Rare Books 5: Big-L Literature



Literature with an L absorbs my attention in rare book cataloguing here at home, online. A translation by one of France’s greatest tragedians, Pierre Corneille (born 1606) of ‘The Imitation of Christ’ into rhyming verse (Brussels, in the year of the translator’s death, 1684).  Notes: One of the most read books of Western literature, ‘The Imitation of Christ’ is the product of a religious movement in late medieval Germany and the Netherlands known as the Devotio Moderna. Perhaps Corneille turned it into verse for public recitation, and because it came naturally. It’s hard to say why, but it doesn’t matter: the book sold. Although Thomas à Kempis is generally believed to be the author, dispute persists, hence many catalogue descriptions of this work grudgingly give him an added entry, just not to confuse anyone. Translations “by several hands” of Ovid’s  Heroides, i.e. the Heroines, but called here simply Epistles (London, 1680). Notes: Most of these rare books require original cataloguing, that is to say I describe them from the ground up.
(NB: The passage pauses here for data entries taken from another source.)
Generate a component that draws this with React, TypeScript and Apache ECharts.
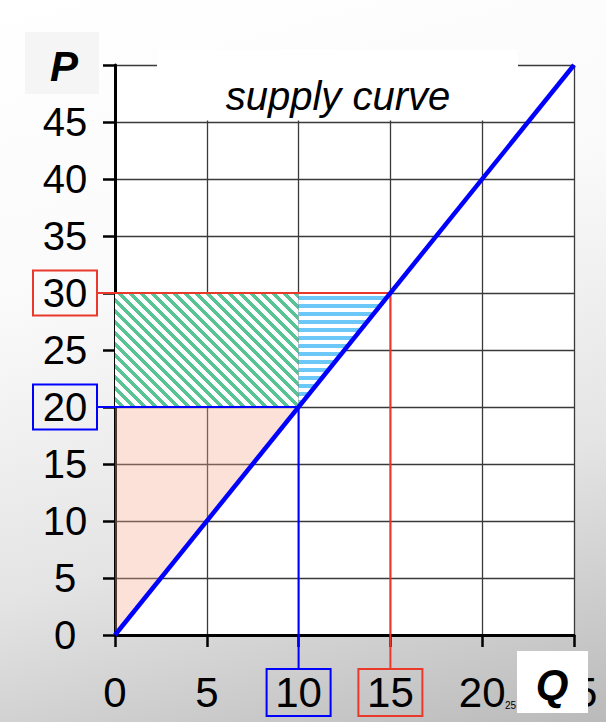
import React, { useEffect, useRef } from "react";
import * as echarts from "echarts";

// ---- data ----
const supplyQ = [0, 25];
const supplyP = [0, 50];
const priceLevels = [20, 30]; // old price, new price
const quantityLevels = [10, 15]; // old quantity, new quantity
const xTicks = [0, 5, 10, 15, 20, 25];
const yTicks = [0, 5, 10, 15, 20, 25, 30, 35, 40, 45, 50];

const FONT = '"Liberation Sans", Arial, Helvetica, sans-serif';
const BLUE = "#0000ff";
const RED = "#e8392b";

function makePattern(kind: "diag" | "horiz") {
  const size = kind === "diag" ? 11 : 8;
  const c = document.createElement("canvas");
  c.width = size;
  c.height = size;
  const ctx = c.getContext("2d")!;
  const img = ctx.createImageData(size, size);
  for (let y = 0; y < size; y++) {
    for (let x = 0; x < size; x++) {
      let on = false;
      let col = [255, 255, 255];
      if (kind === "diag") {
        on = (((x - y) % size) + size) % size < 5;
        if (on) col = [88, 196, 148];
      } else {
        on = y % size < 4;
        if (on) col = [108, 200, 248];
      }
      const i = (y * size + x) * 4;
      img.data[i] = col[0];
      img.data[i + 1] = col[1];
      img.data[i + 2] = col[2];
      img.data[i + 3] = 255;
    }
  }
  ctx.putImageData(img, 0, 0);
  return { image: c, repeat: "repeat", imageWidth: size, imageHeight: size } as any;
}

export default function App() {
  const ref = useRef<HTMLDivElement>(null);
  useEffect(() => {
    if (!ref.current) return;
    const chart = echarts.init(ref.current, null, { renderer: "svg" });
    const [P1, P2] = priceLevels;
    const [Q1, Q2] = quantityLevels;
    const regions = [
      [[0, 0], [0, P1], [Q1, P1]],
      [[0, P1], [0, P2], [Q1, P2], [Q1, P1]],
      [[Q1, P1], [Q1, P2], [Q2, P2]],
    ];
    const fills: any[] = [
      "rgba(243,170,140,0.35)",
      makePattern("diag"),
      makePattern("horiz"),
    ];
    const guideColors = [BLUE, RED];

    const base = (fs: number, h: number) => ({
      fontSize: fs, fontFamily: FONT, color: "#000", width: 64, height: h, lineHeight: h, align: "center", verticalAlign: "middle",
    });
    const xRich = {
      n: base(42, 47),
      b: { ...base(42, 47), borderColor: BLUE, borderWidth: 2 },
      r: { ...base(42, 47), borderColor: RED, borderWidth: 2 },
    };
    const yRich = {
      n: base(40, 45),
      b: { ...base(40, 45), borderColor: BLUE, borderWidth: 2 },
      r: { ...base(40, 45), borderColor: RED, borderWidth: 2 },
    };

    chart.setOption({
      animation: false,
      backgroundColor: "transparent",
      grid: {
        left: 115, right: 32, top: 65, bottom: 87,
        outerBoundsMode: "none", containLabel: false,
        show: true, backgroundColor: "#ffffff", borderWidth: 0,
      },
      xAxis: {
        type: "value",
        min: xTicks[0],
        max: xTicks[xTicks.length - 1],
        interval: 5,
        axisLine: { show: true, onZero: false, lineStyle: { color: "#000", width: 3 } },
        axisTick: { show: true, length: 12, lineStyle: { color: "#000", width: 2.5 } },
        axisLabel: {
          margin: 34,
          hideOverlap: false,
          formatter: (v: number) => (v === Q1 ? `{b|${v}}` : v === Q2 ? `{r|${v}}` : `{n|${v}}`),
          rich: xRich,
        },
        splitLine: { show: true, lineStyle: { color: "#3a3a3a", width: 1.3 } },
      },
      yAxis: {
        type: "value",
        min: yTicks[0],
        max: yTicks[yTicks.length - 1],
        interval: 5,
        axisLine: { show: true, onZero: false, lineStyle: { color: "#000", width: 3 } },
        axisTick: { show: true, length: 12, lineStyle: { color: "#000", width: 2.5 } },
        axisLabel: {
          margin: 18,
          formatter: (v: number) =>
            v === yTicks[yTicks.length - 1] ? "" : v === P1 ? `{b|${v}}` : v === P2 ? `{r|${v}}` : `{n|${v}}`,
          rich: yRich,
        },
        splitLine: { show: true, lineStyle: { color: "#3a3a3a", width: 1.3 } },
      },
      series: [
        {
          type: "custom",
          z: 1,
          clip: false,
          data: regions.map((r, i) => [r[0][0], r[0][1], i]),
          renderItem: (params: any, api: any) => {
            const i = params.dataIndex;
            const pts = regions[i].map((p) => api.coord(p));
            return { type: "polygon", shape: { points: pts }, style: { fill: fills[i], stroke: null } };
          },
        },
        {
          type: "custom",
          z: 2,
          clip: false,
          data: quantityLevels.map((q, i) => [q, priceLevels[i]]),
          renderItem: (params: any, api: any) => {
            const pt = api.coord([api.value(0), api.value(1)]);
            const o = api.coord([0, 0]);
            return {
              type: "polyline",
              shape: { points: [[o[0] - 18, pt[1]], pt, [pt[0], o[1] + 34]] },
              style: { stroke: guideColors[params.dataIndex], lineWidth: 2, fill: "none" },
            };
          },
        },
        {
          type: "line",
          z: 3,
          data: supplyQ.map((q, i) => [q, supplyP[i]]),
          symbol: "none",
          lineStyle: { color: BLUE, width: 4.5 },
        },
      ],
      graphic: [
        { type: "rect", z: 100, shape: { x: 157, y: 50, width: 361, height: 70.5 }, style: { fill: "#ffffff" } },
        {
          type: "text", z: 101, x: 338, y: 96,
          style: { text: "supply curve", font: `italic 40px ${FONT}`, fill: "#000", textAlign: "center", textVerticalAlign: "middle" },
        },
        { type: "rect", z: 100, shape: { x: 25, y: 32, width: 74, height: 62 }, style: { fill: "#f5f5f5" } },
        {
          type: "text", z: 101, x: 64, y: 66,
          style: { text: "P", font: `italic bold 42px ${FONT}`, fill: "#000", textAlign: "center", textVerticalAlign: "middle" },
        },
        {
          type: "text", z: 99, x: 505, y: 705,
          style: { text: "25", font: `10px ${FONT}`, fill: "#000", textAlign: "left", textVerticalAlign: "middle" },
        },
        { type: "rect", z: 100, shape: { x: 517, y: 651, width: 71, height: 62 }, style: { fill: "#ffffff" } },
        {
          type: "text", z: 101, x: 552, y: 684,
          style: { text: "Q", font: `italic bold 42px ${FONT}`, fill: "#000", textAlign: "center", textVerticalAlign: "middle" },
        },
      ],
    });
    return () => chart.dispose();
  }, []);
  return (
    <div
      style={{
        position: "fixed",
        left: 0,
        top: 0,
        width: 606,
        height: 722,
        background: "linear-gradient(165deg, #ffffff 0%, #fafafa 35%, #e4e4e4 68%, #bababa 100%)",
      }}
    >
      <div ref={ref} style={{ width: 606, height: 722 }} />
    </div>
  );
}
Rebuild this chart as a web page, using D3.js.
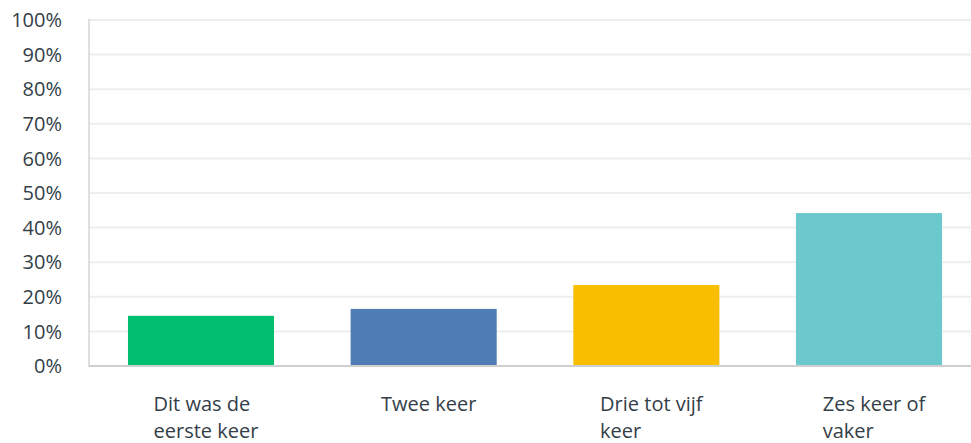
<!DOCTYPE html>
<html lang="nl">
  <head>
    <meta charset="UTF-8" />
    <title>Chart</title>
    <script src="https://d3js.org/d3.v7.min.js"></script>
    <style>
      body { margin: 0; background: #fff; }
      text { font-family: "Open Sans", sans-serif; fill: #333e48; }
    </style>
  </head>
  <body>
    <svg width="971" height="443"></svg>
    <script>
      var categories = ["Dit was de eerste keer", "Twee keer", "Drie tot vijf keer", "Zes keer of vaker"];
      var values = [14.5, 16.5, 23.4, 44.2];
      var colors = ["#00bf6f", "#507cb6", "#f9be00", "#6bc8cd"];
      var yTicks = [0, 10, 20, 30, 40, 50, 60, 70, 80, 90, 100];

      var svg = d3.select("svg");
      var plotLeft = 89, plotRight = 981, plotTop = 20, plotBottom = 366;

      var x = d3.scaleBand().domain(categories).range([plotLeft, plotRight])
        .paddingInner(0.344).paddingOuter(0.175);
      var y = d3.scaleLinear().domain([0, 100]).range([plotBottom, plotTop]);

      // gridlines
      svg.append("g").selectAll("line")
        .data(yTicks.slice(1))
        .enter().append("line")
        .attr("x1", plotLeft).attr("x2", 971)
        .attr("y1", function (d) { return y(d); })
        .attr("y2", function (d) { return y(d); })
        .attr("stroke", "#eeeeee")
        .attr("stroke-width", 2);

      // tick labels
      svg.append("g").selectAll("text")
        .data(yTicks)
        .enter().append("text")
        .attr("x", 62)
        .attr("y", function (d) { return y(d); })
        .attr("dy", "0.36em")
        .attr("text-anchor", "end")
        .attr("font-size", "20px")
        .text(function (d) { return d + "%"; });

      // bars
      svg.append("g").selectAll("rect")
        .data(values)
        .enter().append("rect")
        .attr("x", function (d, i) { return x(categories[i]); })
        .attr("y", function (d) { return y(d); })
        .attr("width", x.bandwidth())
        .attr("height", function (d) { return plotBottom - y(d); })
        .attr("fill", function (d, i) { return colors[i]; });

      // axis lines
      svg.append("line")
        .attr("x1", plotLeft).attr("x2", plotLeft)
        .attr("y1", plotTop - 1).attr("y2", plotBottom + 1)
        .attr("stroke", "#d4d4d4").attr("stroke-width", 1.5);
      svg.append("line")
        .attr("x1", plotLeft).attr("x2", 971)
        .attr("y1", plotBottom).attr("y2", plotBottom)
        .attr("stroke", "#cfcfcf").attr("stroke-width", 2);

      // category labels, wrapped and left aligned in a centred block
      var labels = svg.append("g").selectAll("text")
        .data(categories)
        .enter().append("text")
        .attr("font-size", "20px")
        .attr("y", 411);

      labels.each(function (d) {
        var t = d3.select(this);
        var words = d.split(" ");
        var lines = [], line = [];
        var probe = t.append("tspan");
        words.forEach(function (w) {
          var test = line.concat([w]).join(" ");
          probe.text(test);
          if (line.length && probe.node().getComputedTextLength() > 135) {
            lines.push(line.join(" "));
            line = [w];
          } else {
            line.push(w);
          }
        });
        lines.push(line.join(" "));
        probe.remove();

        var maxW = 0;
        var spans = lines.map(function (l, i) {
          var s = t.append("tspan").attr("dy", i === 0 ? 0 : 27).text(l);
          maxW = Math.max(maxW, s.node().getComputedTextLength());
          return s;
        });
        var cx = x(d) + x.bandwidth() / 2 + 5;
        spans.forEach(function (s) { s.attr("x", cx - maxW / 2); });
      });
    </script>
  </body>
</html>
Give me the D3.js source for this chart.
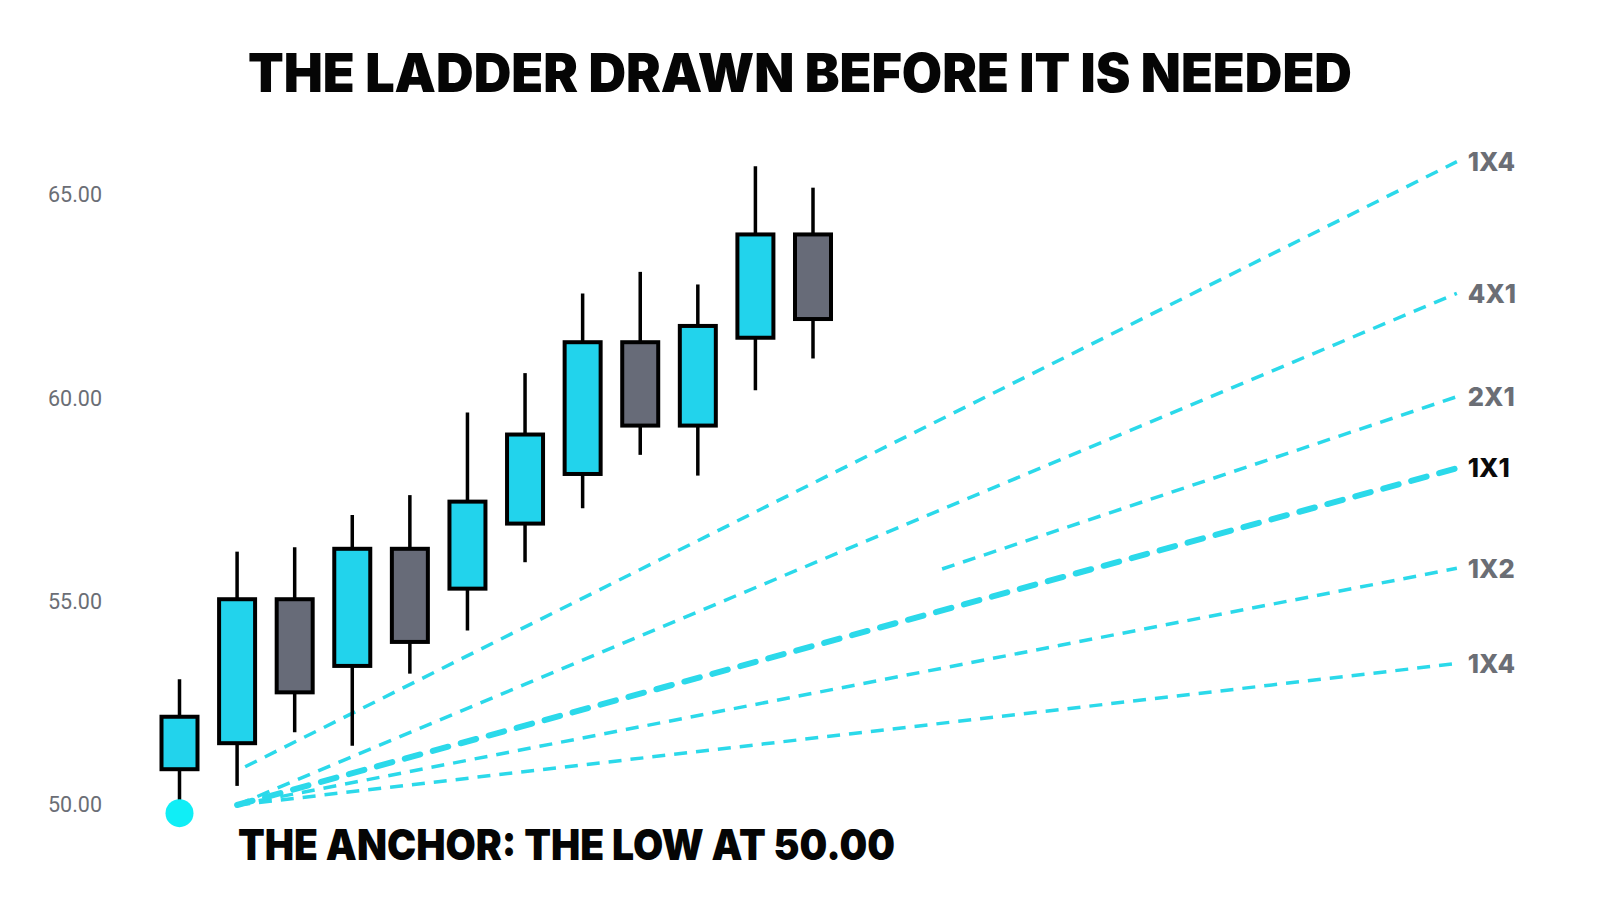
<!DOCTYPE html>
<html><head><meta charset="utf-8">
<script src="https://cdn.jsdelivr.net/npm/d3@7"></script>
<style>html,body{margin:0;padding:0;background:#fff;} svg{display:block;}</style>
</head><body><svg id="chart" width="1600" height="914"></svg>
<script>
// ---- data ----
const candleOpen  = [50.88, 51.52, 55.06, 53.42, 56.30, 55.32, 56.92, 58.14, 61.38, 59.33, 61.49, 64.03];
const candleClose = [52.17, 55.06, 52.77, 56.30, 54.01, 57.46, 59.11, 61.38, 59.33, 61.78, 64.03, 61.95];
const candleHigh  = [53.09, 56.23, 56.34, 57.13, 57.62, 59.65, 60.62, 62.58, 63.11, 62.80, 65.71, 65.18];
const candleLow   = [49.80, 50.47, 51.79, 51.46, 53.23, 54.29, 55.97, 57.30, 58.61, 58.10, 60.20, 60.98];
const yTicks = [50, 55, 60, 65];
const fanLabels = ["1X4", "4X1", "2X1", "1X1", "1X2", "1X4"];
const fanStartBar = [1.14, 1, 1, 1, 1, 1];
const fanStartPrice = [50.94, 50, 50, 50, 50, 50];
const fanEndBar = 22.18;
const fanEndPrice = [65.82, 62.58, 60.04, 58.28, 55.82, 53.48];
const fanDrawnFrom = [0, 0, 0.578, 0, 0, 0];
const fanMain = "1X1";
const anchorBar = 0, anchorPrice = 49.8;
const titleText = "THE LADDER DRAWN BEFORE IT IS NEEDED";
const anchorText = "THE ANCHOR: THE LOW AT 50.00";

// ---- layout ----
const svg = d3.select("#chart");
const x = d3.scaleLinear().domain([0, 11]).range([179.5, 813]);
const y = d3.scaleLinear().domain([50, 65]).range([805, 195]);
const bodyW = 36;
const CYAN = "#22d3ec", GRAY = "#676b78", LINE = "#2bd9ea";

// title
svg.append("text").attr("x", 800).attr("y", 92)
  .attr("text-anchor", "middle")
  .attr("font-family", "Inter, 'Open Sans', sans-serif")
  .attr("font-weight", 900).attr("font-size", 53)
  .attr("textLength", 1104).attr("lengthAdjust", "spacingAndGlyphs")
  .attr("fill", "#050505").text(titleText);

// y axis (labels only)
const yAxis = svg.append("g").attr("transform", "translate(102,0)")
  .call(d3.axisLeft(y).tickValues(yTicks).tickFormat(d3.format(".2f")).tickSize(0).tickPadding(0));
yAxis.select(".domain").remove();
yAxis.selectAll("text").attr("font-family", "Roboto, sans-serif").attr("font-size", 21.5).attr("fill", "#6b6e75");

const idx = d3.range(candleOpen.length);

// fan lines
const fan = fanLabels.map((l, i) => {
  const x0 = x(fanStartBar[i]), y0 = y(fanStartPrice[i]);
  const x1 = x(fanEndBar), y1 = y(fanEndPrice[i]);
  const f = fanDrawnFrom[i];
  return {label: l, main: l === fanMain, x0: x0 + (x1 - x0) * f, y0: y0 + (y1 - y0) * f, x1, y1};
});
svg.append("g").selectAll("line").data(fan).join("line")
  .attr("x1", d => d.x0).attr("y1", d => d.y0)
  .attr("x2", d => d.x1).attr("y2", d => d.y1)
  .attr("stroke", LINE)
  .attr("stroke-width", d => d.main ? 6 : 3.5)
  .attr("stroke-dasharray", d => d.main ? "16 13" : "13 9")
  .attr("stroke-linecap", d => d.main ? "round" : "butt");

svg.append("g").selectAll("text").data(fan).join("text")
  .attr("x", d => d.x1 + 11).attr("y", d => d.y1).attr("dy", "0.36em")
  .attr("font-family", "Inter, 'Open Sans', sans-serif")
  .attr("font-weight", 800).attr("font-size", 25.5)
  .attr("fill", d => d.main ? "#0a0a0a" : "#6b6e75")
  .text(d => d.label);

// candles
const g = svg.append("g");
g.selectAll("line.wick").data(idx).join("line").attr("class", "wick")
  .attr("x1", i => x(i)).attr("x2", i => x(i))
  .attr("y1", i => y(candleHigh[i])).attr("y2", i => y(candleLow[i]))
  .attr("stroke", "#000").attr("stroke-width", 3.5);
g.selectAll("rect").data(idx).join("rect")
  .attr("x", i => x(i) - bodyW / 2).attr("width", bodyW)
  .attr("y", i => y(Math.max(candleOpen[i], candleClose[i])))
  .attr("height", i => Math.abs(y(candleOpen[i]) - y(candleClose[i])))
  .attr("fill", i => candleClose[i] >= candleOpen[i] ? CYAN : GRAY)
  .attr("stroke", "#000").attr("stroke-width", 4);

// anchor
svg.append("circle").attr("cx", x(anchorBar)).attr("cy", y(anchorPrice)).attr("r", 14).attr("fill", "#10eef6");
svg.append("text").attr("x", 238).attr("y", 860)
  .attr("font-family", "Inter, 'Open Sans', sans-serif")
  .attr("font-weight", 900).attr("font-size", 43)
  .attr("textLength", 657).attr("lengthAdjust", "spacingAndGlyphs")
  .attr("fill", "#050505").text(anchorText);
</script></body></html>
Sometimes, by good fortune, an online record is found and downloaded as occurred here, the record containing information that would otherwise be missed. It is nowhere stated, for example, unless you start reading the book, that the poet John Dryden wrote the Preface. He needs his own entry. He translated three of the epistles, including ‘Dido to Aeneas’. He collaborated with other poets, who need to be listed. I’m especially excited to find a flowing version of one of Ovid’s Epistles translated by Aphra Behn. Here is Virginia Woolf in ‘A Room of One’s Own’: “All women together ought to let flowers fall upon the tomb of Aphra Behn which is, most scandalously but rather appropriately, in Westminster Abbey, for it was she who earned them the right to speak their minds." Cicero’s Orations, edited and with copious footnotes in Latin (!) by the Jesuit Charles Merouville (1625-1705), both for edification and as models for sermon writers (London, 1784). Notes: When the publisher does not spell the editor’s name correctly, the cataloguer shows patience, fortitude, and cunning as he scours the best sources to confirm the right spelling. In Merouville’s case, this is the Library of Congress Name Headings. Generations of readers on both sides of La Manche used this work throughout the 18th century, our own copy being this publisher’s Editio Undecima.